A warts-and-all documentary was extremely enjoyable, too, Barney and Ren had agreed. It was surprising – and all-round
excellent
– how gabby and indiscreet people were on camera. Once talking they seemed to forget they were being filmed, or they forgot that the film would eventually be watched.
Solomon, for instance, had declared on camera that if his residency permit did not come through he and Hana would take to the hills. Like outlaws. They would take sleeping bags, said Solomon, and the means to hunt down and skin dinner. He could cook outdoors with the merest of utensils, believe it.
Barney did believe it. Solomon, who was The Saturn Bar’s head chef, had filleted and scaled a large terakihi as he talked, palming and flipping and scraping the fish, wielding his knife with great speed and finesse.
At Hair Today Deirdre had talked very freely, and with characteristic emphases, about her second husband’s spell in prison for
fraud
, how this had compelled Deirdre to abandon her life of leisure and open her first salon – beginning an altogether
brilliant
new phase in her life, said Deirdre, because not only had her salon proved
enormously
successful, she had also met her third husband who ran the hardware store next
door
. Wasn’t life
amazing
?
Deirdre’s interview had also conveniently knocked off a
couple of other interviews, because while Barney and Ren were at the salon Deirdre had completed a cut and colour for Billie Montgomery and a full foil on Stella, the masseuse above Bambi’s Health Store. Henrietta and Edward’s mother, Doris, was having a colour too, but she was immobilised behind a face-mask much of the time, unable to speak because of potential cracking. Barney had kept her in shot though, a surreal presence: white-faced, slick-haired and mute. And eerily still – but for her fingers which worked needles and wool at a fiendish pace. She was knitting a floor blanket for Baby Soo.
‘A hair salon is the
best
,’ said Barney when they viewed the rushes. ‘It’s like a fantasy set. Everyone has bizarre heads. And if it was a feature film you would hardly need a script. So much just happens.’
This was certainly true.
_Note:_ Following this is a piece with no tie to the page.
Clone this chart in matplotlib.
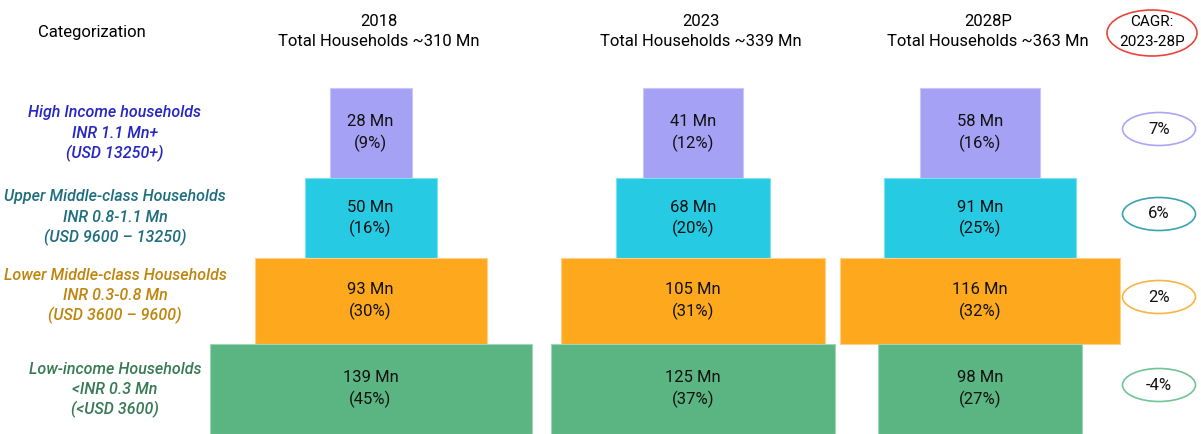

During their four hours of filming, a customer had loudly burst into tears (the depilatory lotion had burnt her skin and left a red moustache-shaped trail on her upper lip), and a little boy had clasped hands to his curly head, squeezed his eyes shut and for the longest time loudly intoned
noscissors noscissors noscissors
while his mother and Chrissy, the apprentice hairdresser, stood helplessly by. The hair products salesman had made his monthly call that day, too, and directed a fast and flirtatious sales patter at Deirdre, who flirted right back, parrying all his pitches with great skill. It was like theatre sports, Barney thought. Or a stand-up double act. At the end of it all, Deirdre had secured half a dozen free sample bottles of Macadamia Oil Tangle Pre-Styler.
As the hair products salesman exited the salon, the nameless tabby cat entered, padding carelessly to the back room where, apparently, a bowl of Purina Dry awaited her.
Since she had coolly jumped into the
Feliz Navidad
perambulator during the Nativity tableau, Barney and Ren had often seen the tabby. She had appeared, seemingly from nowhere, one morning in the lavender courtyard of the Mediterranean; she had
strolled across the grass, leapt up onto the wooden bench and into Barney’s lap. Barney had felt oddly flattered. They had come upon her at Toto’s, too, hunched up and watchful on a seat in the indie film section. They had seen her at Coralie’s, sunning herself on the warm concrete outside the swing doors, and then a little later, inside the café, still as a statue beneath the aquarium, staring, just her right ear lifting and twitching.